First, it was *not* the first free election in Russian history. That was in November 1917, to the Russian Constituent Assembly, which was in fact allowed by the Bolsheviks. The Assembly was shut down because it returned a non-Bolshevik majority but that is another story, and a precedent (read on.)
Second, only those candidates vetted by the Russian government - ie, Yeltsin - ever made it to the candidate stage in 1996. The broad and serious opposition to Yeltsin had already been neutralized by his anti-parliamentiary coup of October '93 and the months of personal dictatorship that followed. (This was also trumpeted as a "triumph for democratic reform," if one chooses to remember.) The two allowed opposition candidates of '96, Zhyuganov of the KPRF, and Zhirinovsky of the "Liberal Democrats", were not only permitted to run because they made Boris look good. Their parties were also on the take from the government in the State Duma. The relationship between Yeltsin and his rivals was symbiotic, not truly oppositional. So much for the groundwork of establishing the democratic playing field.

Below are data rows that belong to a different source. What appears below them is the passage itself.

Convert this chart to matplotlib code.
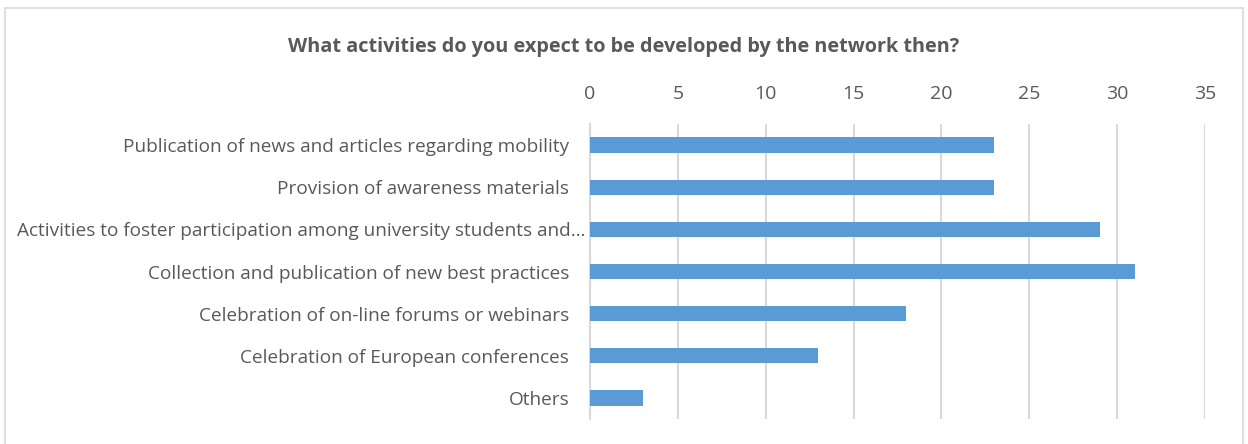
import matplotlib
matplotlib.use("Agg")
import matplotlib.pyplot as plt
from matplotlib.patches import Rectangle
from matplotlib.transforms import ScaledTranslation

categories = [
    "Publication of news and articles regarding mobility",
    "Provision of awareness materials",
    "Activities to foster participation among university students and\u2026",
    "Collection and publication of new best practices",
    "Celebration of on-line forums or webinars",
    "Celebration of European conferences",
    "Others",
]
values = [23, 23, 29, 31, 18, 13, 3]
x_ticks = [0, 5, 10, 15, 20, 25, 30, 35]
title = "What activities do you expect to be developed by the network then?"

plt.rcParams["font.family"] = ["Open Sans", "DejaVu Sans"]
text_color = "#595959"

fig = plt.figure(figsize=(12.48, 4.44), dpi=100)
fig.patch.set_facecolor("white")
# chart frame
fig.add_artist(Rectangle((5 / 1248, -0.05), 1238 / 1248, 1.05 - 8 / 444,
                         transform=fig.transFigure, fill=False,
                         edgecolor="#d9d9d9", linewidth=1.2))

ax = fig.add_axes([590 / 1248, 1 - 419 / 444, 615 / 1248, 295 / 444])
positions = list(range(len(categories)))
ax.barh(positions, values, height=0.36, color="#5b9bd5", zorder=3)

ax.set_xlim(0, 35)
ax.set_ylim(len(categories) - 0.5, -0.5)
ax.set_xticks(x_ticks)
ax.xaxis.tick_top()
ax.set_yticks(positions)
ax.set_yticklabels(categories)
ax.tick_params(axis="x", length=0, pad=15, labelsize=14, labelcolor=text_color)
ax.tick_params(axis="y", length=0, pad=15, labelsize=13.7, labelcolor=text_color)
ax.grid(axis="x", color="#d9d9d9", linewidth=1.5, zorder=0)
for side in ("top", "right", "bottom"):
    ax.spines[side].set_visible(False)
ax.spines["left"].set_color("#d9d9d9")
ax.spines["left"].set_linewidth(1.5)

# the truncated label runs closer to the axis
for lab in ax.get_yticklabels():
    if lab.get_text().endswith("\u2026"):
        lab.set_transform(lab.get_transform()
                          + ScaledTranslation(0.16, 0, fig.dpi_scale_trans))

fig.text(624 / 1248, 1 - 47 / 444, title, ha="center", va="center",
         fontsize=14.3, fontweight="bold", color=text_color)

fig.savefig("out.png", dpi=100)
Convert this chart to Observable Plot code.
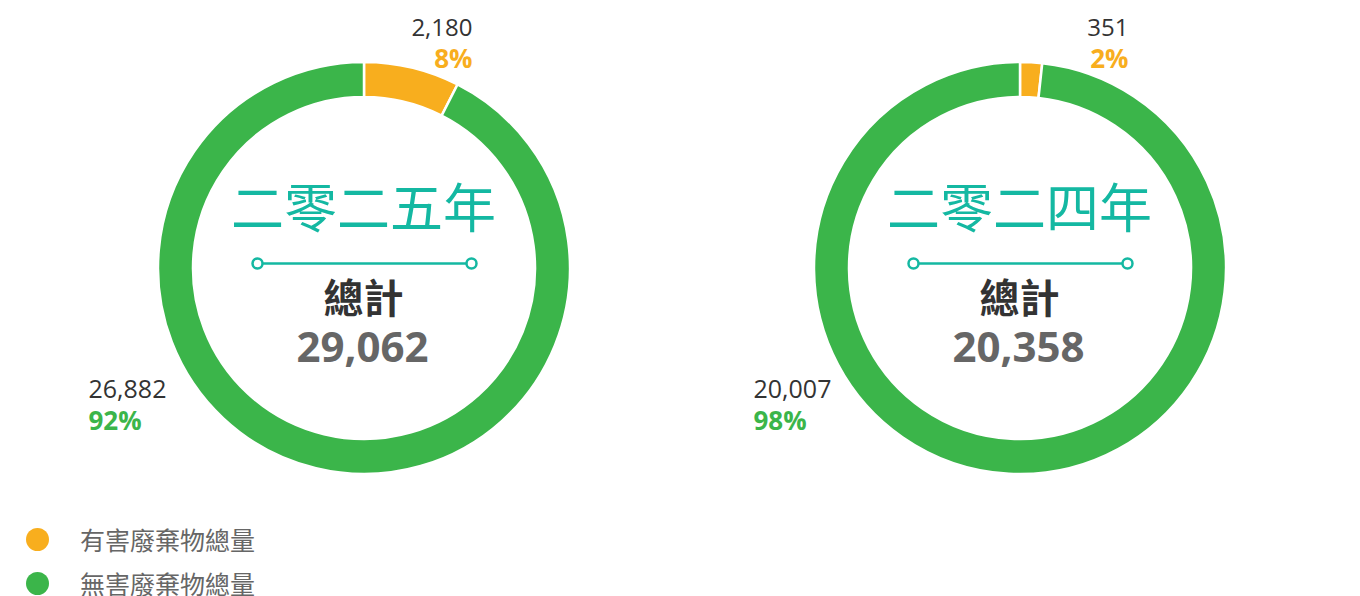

The film is correct in its depiction of fear-mongering as the final key ingredient that put Yeltsin over, and American ideological manipulation and dirty tricks did indeed help. But the real threat here came from Yeltsin's public statement that if the Communists won he would not honor the results. The threat of civil war was genuine, but it came not from Zyuganov and the KPRF (no Russians believed it could have) but rather from Yeltsin and his oligarch supporters. Russians could believe at least that much about their government. It was a "free and fair election" with a gun pointed at the electorate's head: Yeltsin's real secret of victory. With so much gun-toting in the film, it's strange that its writers never connected these dots - but maybe not, considering this film is an ideologival whitewash anyway.
This movie does communicate a good sense of Moscow of the period, still half-Soviet in feel and look before Mayor Luzhkov's "mass bombing" urban renewal. That these cynical US yuppies, so far from home, would turn down the offer of free sex so self-righteously as shown here is an unintended hoot, to anyone familiar with real American behavior in Moscow. The film does have a few good moments interspersed amid the nonsense, and the acting is more than afequate for its task. That these consultants were chosen as randomly as depicted is quite unlikely, given the strings of connections in Washington and Moscow so evident even in the film. And after '96? Yeltsin turned right around and absorbed much of the program and personnel of his "hard-line" rivals, paving the way for the Era of Putin. Again, so much for happy Hollywood endings, eh?
In short, this film rated is "EPO" - for entertainment purposes only. If you're _seriously_ interested in delving into the reality of Russia and its "reform process," try Reddaway and Glinski's "The Tragedy of Russia's Reforms."